The facts are rather simple--for the past 60 years, laws have gone overly pro-prosecution. Part of this is government keepign score, as someone else put it. Part of this is also on the general public for being stupid, scared, and greedy--why people will look less horrified at a murderer than a pet killer, or if they see someone shackled they presume guilt, or see some sick social advantage in another person being locked up (prison doors open as the economy tanks means more jobs for the "innocent" sort of thinking).
Not to troll, but law enforcement agencies are really more interested in convictions than the truth. For instance, Virginia has a law that places a 21-day time limit on new evidence that can be used to exonerate someone wrongly convicted. I'm sure the FBI doesn't want it's coveted CODIS database subject to any doubt.
It must have been something you assimilated. . . .
Very true. When's the last time you saw any kind of cop show, where they admitted to have screwed up? I can only remember it being done in Numb3ers in two episodes. One and a half actually, because only one of the shows talked about the fingerprints being misidentifed and the wrong guy being thrown in jail. The other was just a wrong assumption on their parts resulting in a manhunt.
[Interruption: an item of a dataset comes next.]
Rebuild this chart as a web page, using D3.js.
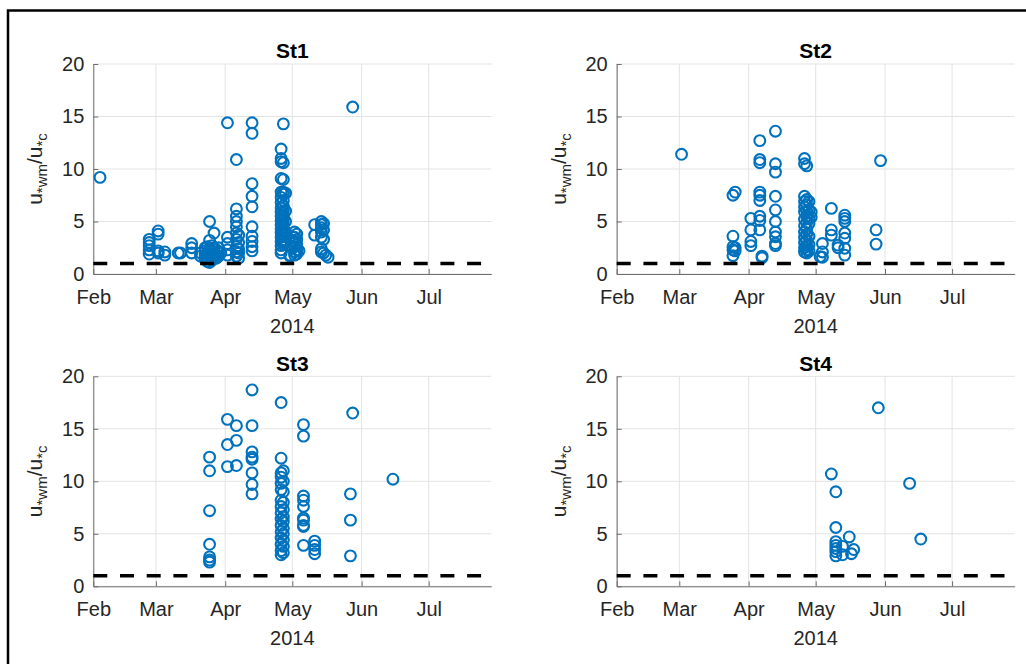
<!DOCTYPE html>
<html>
<head>
<meta charset="utf-8">
<script src="https://cdn.jsdelivr.net/npm/d3@7"></script>
<style>
  body { margin: 0; background: #fff; }
  svg { display: block; font-family: "Liberation Sans", Arial, Helvetica, sans-serif; }
</style>
</head>
<body>
<svg id="chart"></svg>
<script>
// tick labels / ranges
const monthTicks = ["2014-02-01", "2014-03-01", "2014-04-01", "2014-05-01", "2014-06-01", "2014-07-01"];
const xStart = "2014-02-01";
const xEnd = "2014-07-29";
const yTicks = [0, 5, 10, 15, 20];
const threshold = 1;
const stationNames = ["St1", "St2", "St3", "St4"];

// St1
const st1Dates = [
  "2014-02-04",
  "2014-02-26", "2014-02-26", "2014-02-26", "2014-02-26", "2014-02-26",
  "2014-03-02", "2014-03-02", "2014-03-02", "2014-03-02",
  "2014-03-05", "2014-03-05",
  "2014-03-11", "2014-03-12",
  "2014-03-17", "2014-03-17", "2014-03-17",
  "2014-03-21", "2014-03-21",
  "2014-03-23", "2014-03-23", "2014-03-23", "2014-03-23",
  "2014-03-24", "2014-03-24", "2014-03-24", "2014-03-24",
  "2014-03-25", "2014-03-25", "2014-03-25", "2014-03-25", "2014-03-25", "2014-03-25",
  "2014-03-26", "2014-03-26", "2014-03-26", "2014-03-26",
  "2014-03-27", "2014-03-27", "2014-03-27", "2014-03-27",
  "2014-03-28", "2014-03-28", "2014-03-28",
  "2014-03-29", "2014-03-29", "2014-03-29",
  "2014-03-30",
  "2014-04-02", "2014-04-02", "2014-04-02", "2014-04-02", "2014-04-02",
  "2014-04-06", "2014-04-06", "2014-04-06", "2014-04-06", "2014-04-06", "2014-04-06", "2014-04-06", "2014-04-06", "2014-04-06", "2014-04-06",
  "2014-04-07", "2014-04-07", "2014-04-07", "2014-04-07", "2014-04-07",
  "2014-04-13", "2014-04-13", "2014-04-13", "2014-04-13", "2014-04-13", "2014-04-13", "2014-04-13", "2014-04-13", "2014-04-13", "2014-04-13",
  "2014-04-26", "2014-04-26", "2014-04-26", "2014-04-26", "2014-04-26", "2014-04-26", "2014-04-26", "2014-04-26", "2014-04-26", "2014-04-26",
  "2014-04-26", "2014-04-26", "2014-04-26", "2014-04-26", "2014-04-26", "2014-04-26", "2014-04-26", "2014-04-26", "2014-04-26",
  "2014-04-27", "2014-04-27", "2014-04-27", "2014-04-27", "2014-04-27", "2014-04-27", "2014-04-27", "2014-04-27",
  "2014-04-27", "2014-04-27", "2014-04-27", "2014-04-27", "2014-04-27", "2014-04-27", "2014-04-27", "2014-04-27",
  "2014-04-28", "2014-04-28", "2014-04-28", "2014-04-28", "2014-04-28",
  "2014-04-30", "2014-04-30",
  "2014-05-01", "2014-05-01",
  "2014-05-02", "2014-05-02", "2014-05-02", "2014-05-02", "2014-05-02", "2014-05-02",
  "2014-05-03", "2014-05-03", "2014-05-03", "2014-05-03", "2014-05-03",
  "2014-05-04",
  "2014-05-11", "2014-05-11",
  "2014-05-14", "2014-05-14", "2014-05-14", "2014-05-14", "2014-05-14", "2014-05-14", "2014-05-14",
  "2014-05-15", "2014-05-15", "2014-05-15", "2014-05-15",
  "2014-05-16", "2014-05-17",
  "2014-05-28"
];
const st1Values = [
  9.2,
  3.3, 3.0, 2.7, 2.3, 1.9,
  4.1, 3.8, 2.2, 2.0,
  2.1, 1.8,
  2.0, 2.0,
  2.9, 2.5, 2.0,
  2.0, 1.7,
  2.5, 2.2, 1.8, 1.4,
  2.6, 2.0, 1.6, 1.2,
  5.0, 3.2, 2.4, 1.9, 1.5, 1.1,
  2.7, 2.2, 1.7, 1.3,
  3.9, 2.5, 2.0, 1.6,
  2.3, 1.8, 1.5,
  2.5, 2.1, 1.7,
  2.0,
  14.4, 3.5, 2.9, 2.3, 1.8,
  10.9, 6.2, 5.5, 5.0, 4.5, 3.9, 3.3, 2.6, 2.1, 1.7,
  3.7, 3.0, 2.4, 2.0, 1.5,
  14.4, 13.4, 8.6, 7.4, 6.4, 4.5, 3.6, 3.1, 2.6, 2.2,
  11.9, 11.0, 10.7, 9.1, 7.8, 7.3, 6.8, 6.3, 5.9, 5.5,
  5.1, 4.7, 4.3, 3.9, 3.5, 3.1, 2.7, 2.3, 2.0,
  14.3, 10.6, 9.0, 7.8, 7.6, 7.0, 6.5, 6.0,
  5.6, 5.2, 4.8, 4.4, 4.0, 3.6, 3.2, 2.8,
  7.7, 6.0, 5.0, 4.0, 3.0,
  1.8, 1.7,
  3.2, 2.5,
  4.0, 3.5, 3.1, 2.6, 2.1, 1.8,
  3.8, 3.3, 2.8, 2.3, 1.9,
  2.2,
  4.7, 3.7,
  5.0, 4.7, 4.4, 4.0, 3.5, 2.4, 2.1,
  4.8, 4.2, 3.3, 2.0,
  1.8, 1.6,
  15.9
];

// St2
const st2Dates = [
  "2014-03-02",
  "2014-03-25", "2014-03-25", "2014-03-25", "2014-03-25", "2014-03-25",
  "2014-03-26", "2014-03-26", "2014-03-26",
  "2014-04-02", "2014-04-02", "2014-04-02", "2014-04-02",
  "2014-04-06", "2014-04-06", "2014-04-06", "2014-04-06", "2014-04-06", "2014-04-06", "2014-04-06", "2014-04-06", "2014-04-06",
  "2014-04-07", "2014-04-07",
  "2014-04-13", "2014-04-13", "2014-04-13", "2014-04-13", "2014-04-13", "2014-04-13", "2014-04-13", "2014-04-13", "2014-04-13", "2014-04-13",
  "2014-04-26", "2014-04-26", "2014-04-26", "2014-04-26", "2014-04-26", "2014-04-26", "2014-04-26",
  "2014-04-26", "2014-04-26", "2014-04-26", "2014-04-26", "2014-04-26", "2014-04-26",
  "2014-04-27", "2014-04-27", "2014-04-27", "2014-04-27", "2014-04-27", "2014-04-27",
  "2014-04-27", "2014-04-27", "2014-04-27", "2014-04-27", "2014-04-27", "2014-04-27",
  "2014-04-28", "2014-04-28", "2014-04-28", "2014-04-28", "2014-04-28", "2014-04-28", "2014-04-28",
  "2014-04-29", "2014-04-29",
  "2014-05-03", "2014-05-04", "2014-05-04", "2014-05-04",
  "2014-05-08", "2014-05-08", "2014-05-08",
  "2014-05-11", "2014-05-11",
  "2014-05-14", "2014-05-14", "2014-05-14", "2014-05-14", "2014-05-14", "2014-05-14", "2014-05-14",
  "2014-05-28", "2014-05-28",
  "2014-05-30"
];
const st2Values = [
  11.4,
  7.5, 3.6, 2.6, 2.3, 1.75,
  7.8, 2.5, 2.2,
  5.3, 4.2, 3.1, 2.7,
  12.7, 10.9, 10.6, 7.8, 7.5, 7.0, 5.5, 5.1, 4.2,
  1.7, 1.55,
  13.6, 10.5, 9.7, 7.4, 6.1, 5.0, 4.0, 3.55, 2.9, 2.7,
  11.0, 10.5, 7.4, 6.9, 6.4, 5.9,
  5.2, 4.6, 4.0, 3.5, 3.0, 2.5, 2.1,
  10.3, 7.1, 6.6, 6.0, 5.5, 4.9,
  4.3, 3.8, 3.2, 2.7, 2.3, 2.0,
  6.9, 6.1, 5.3, 4.8, 3.6, 2.8, 2.2,
  5.9, 5.4,
  1.65, 2.9, 2.1, 1.6,
  6.25, 4.2, 3.7,
  2.75, 2.5,
  5.6, 5.3, 5.0, 3.9, 3.4, 2.45, 1.8,
  4.2, 2.85,
  10.8
];

// St3
const st3Dates = [
  "2014-03-25", "2014-03-25", "2014-03-25", "2014-03-25", "2014-03-25", "2014-03-25", "2014-03-25",
  "2014-04-02", "2014-04-02", "2014-04-02",
  "2014-04-06", "2014-04-06", "2014-04-06",
  "2014-04-13", "2014-04-13", "2014-04-13", "2014-04-13", "2014-04-13", "2014-04-13", "2014-04-13", "2014-04-13",
  "2014-04-26", "2014-04-26", "2014-04-26", "2014-04-26", "2014-04-26", "2014-04-26", "2014-04-26", "2014-04-26",
  "2014-04-26", "2014-04-26", "2014-04-26", "2014-04-26", "2014-04-26", "2014-04-26", "2014-04-26", "2014-04-26",
  "2014-04-27", "2014-04-27", "2014-04-27", "2014-04-27", "2014-04-27", "2014-04-27",
  "2014-04-27", "2014-04-27", "2014-04-27", "2014-04-27", "2014-04-27", "2014-04-27",
  "2014-05-06", "2014-05-06", "2014-05-06", "2014-05-06", "2014-05-06", "2014-05-06", "2014-05-06", "2014-05-06", "2014-05-06", "2014-05-06",
  "2014-05-11", "2014-05-11", "2014-05-11", "2014-05-11",
  "2014-05-27", "2014-05-27", "2014-05-27",
  "2014-05-28",
  "2014-06-15"
];
const st3Values = [
  12.3, 11.0, 7.2, 4.0, 2.8, 2.5, 2.3,
  15.9, 13.5, 11.4,
  15.3, 13.9, 11.5,
  18.7, 15.3, 12.8, 12.3, 12.1, 10.8, 9.7, 8.8,
  17.5, 12.2, 10.8, 10.4, 9.8, 9.2, 8.2, 7.6,
  7.0, 6.4, 5.8, 5.2, 4.6, 4.0, 3.4, 3.0,
  11.0, 10.0, 9.0, 8.0, 7.3, 6.6,
  6.2, 5.5, 5.0, 4.4, 3.8, 3.2,
  15.4, 14.3, 8.6, 8.2, 7.6, 6.5, 6.3, 5.8, 5.7, 3.9,
  4.3, 3.9, 3.5, 3.1,
  8.8, 6.3, 2.9,
  16.5,
  10.2
];

// St4
const st4Dates = [
  "2014-05-08",
  "2014-05-10", "2014-05-10", "2014-05-10", "2014-05-10", "2014-05-10", "2014-05-10", "2014-05-10",
  "2014-05-13", "2014-05-13",
  "2014-05-16", "2014-05-17", "2014-05-18",
  "2014-05-29",
  "2014-06-12",
  "2014-06-17"
];
const st4Values = [
  10.7,
  9.0, 5.6, 4.25, 3.9, 3.6, 3.3, 2.9,
  3.8, 3.0,
  4.7, 3.1, 3.5,
  17.0,
  9.8,
  4.5
];

const W = 1026, H = 664;
const parse = d3.timeParse("%Y-%m-%d");
const svg = d3.select("#chart").attr("width", W).attr("height", H);

// figure frame
svg.append("path")
  .attr("d", "M8,664V10.5H1026")
  .attr("fill", "none")
  .attr("stroke", "#000")
  .attr("stroke-width", 2.5);

const pw = 398, ph = 210;
const panels = [
  { left: 93.3, top: 64, dates: st1Dates, values: st1Values },
  { left: 616.7, top: 64, dates: st2Dates, values: st2Values },
  { left: 93.3, top: 376.3, dates: st3Dates, values: st3Values },
  { left: 616.7, top: 376.3, dates: st4Dates, values: st4Values }
];

const x = d3.scaleTime().domain([parse(xStart), parse(xEnd)]).range([0, pw]);
const y = d3.scaleLinear().domain([0, 20]).range([ph, 0]);

panels.forEach((p, i) => {
  const g = svg.append("g").attr("transform", `translate(${p.left},${p.top})`);
  const months = monthTicks.map(parse);

  // grid
  g.append("g").selectAll("line").data(months).enter().append("line")
    .attr("x1", d => x(d)).attr("x2", d => x(d))
    .attr("y1", 0).attr("y2", ph)
    .attr("stroke", "#e3e3e3").attr("stroke-width", 1);
  g.append("g").selectAll("line").data(yTicks).enter().append("line")
    .attr("x1", 0).attr("x2", pw)
    .attr("y1", d => y(d)).attr("y2", d => y(d))
    .attr("stroke", "#e3e3e3").attr("stroke-width", 1);

  // axes
  const xAxis = d3.axisBottom(x).tickValues(months).tickFormat(d3.timeFormat("%b"))
    .tickSizeInner(-5).tickSizeOuter(0).tickPadding(15.8);
  const yAxis = d3.axisLeft(y).tickValues(yTicks).tickFormat(d3.format("d"))
    .tickSizeInner(-5).tickSizeOuter(0).tickPadding(9);

  const gx = g.append("g").attr("transform", `translate(0,${ph})`).call(xAxis);
  const gy = g.append("g").call(yAxis);
  [gx, gy].forEach(a => {
    a.select(".domain").attr("stroke", "#6e6e6e");
    a.selectAll(".tick line").attr("stroke", "#6e6e6e");
    a.selectAll(".tick text").attr("fill", "#262626")
      .style("font-size", "20px").style("font-family", '"Liberation Sans", Arial, sans-serif');
  });

  // points
  const pts = p.dates.map((d, k) => ({ date: parse(d), value: p.values[k] }));
  g.append("g").selectAll("circle").data(pts).enter().append("circle")
    .attr("cx", d => x(d.date))
    .attr("cy", d => y(d.value))
    .attr("r", 5.4)
    .attr("fill", "none")
    .attr("stroke", "#0072BD")
    .attr("stroke-width", 2.1);

  // threshold line
  g.append("line")
    .attr("x1", 0).attr("x2", pw)
    .attr("y1", y(threshold)).attr("y2", y(threshold))
    .attr("stroke", "#000")
    .attr("stroke-width", 3.5)
    .attr("stroke-dasharray", "14,12.7");

  // title
  g.append("text")
    .attr("x", pw / 2).attr("y", -5.7)
    .attr("text-anchor", "middle")
    .style("font-size", "21px").style("font-weight", "bold")
    .attr("fill", "#000")
    .text(stationNames[i]);

  // year label
  g.append("text")
    .attr("x", x(parse("2014-05-01"))).attr("y", ph + 58.5)
    .attr("text-anchor", "middle")
    .style("font-size", "20px")
    .attr("fill", "#262626")
    .text("2014");

  // y label  u*wm / u*c
  const yl = g.append("text")
    .attr("transform", `translate(-51,${ph / 2}) rotate(-90)`)
    .attr("text-anchor", "middle")
    .attr("fill", "#262626")
    .style("font-size", "21px");
  yl.append("tspan").text("u");
  yl.append("tspan").attr("dy", 5).style("font-size", "15px").text("*wm");
  yl.append("tspan").attr("dy", -5).text("/u");
  yl.append("tspan").attr("dy", 5).style("font-size", "15px").text("*c");
});
</script>
</body>
</html>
Hell, I'd love for a show like 24 to have Jack Bauer or whomever torture the wrong guy for hours on end only to finally realise "woops - wrong guy. Guess the stuff he admitted to was just to get out of more beatings"
We do not live in the 21st century. We live in the 20 second century.
Unchecked state power is a danger to everyone. The FBI's court filings to prevent DNA statistical studies are transparently self serving. Imagine if they got their wish and had everyone in their database. Million of innocent people would be subjected to unreasonable suspicions. Such plans should be abandoned and all efforts made to release people who were wrongly convicted, something that DNA testing seems to be good for. Great injustice has been done because the state granted itself the power to punish based on what it considered reasonable extrapolation instead of truth backed up by real data. It reminds me of witch trials.
Prison violence proves that surrendering your rights to the state does not make you safe. All kinds of state wards have suffered all kinds of abuse in direct proportion to the control and trust guardians are given. It is nearly impossible to administer justice in a place where no one is trusted but abuse must always be checked for and discouraged. This is one of the reasons state supported torture is so horrible. A cruel state that is more interested in punishment and revenge than it is in justice and protection will abuse guilty and innocent people alike. The ultimate abuse, however, remains the loss of life.
one of the key witnesses for the OJ trial, I forget his name, had said that DNA was a great tool for excluding suspects BUT not good enough to ID them. He was a noble prize winner for his work inventing PCR dna tech. Of course everyone dismissed him at the time as a hired gun for OJ, I guess he gets the last laugh today!
The only way to bust a doper--is when you yourself become a smoker!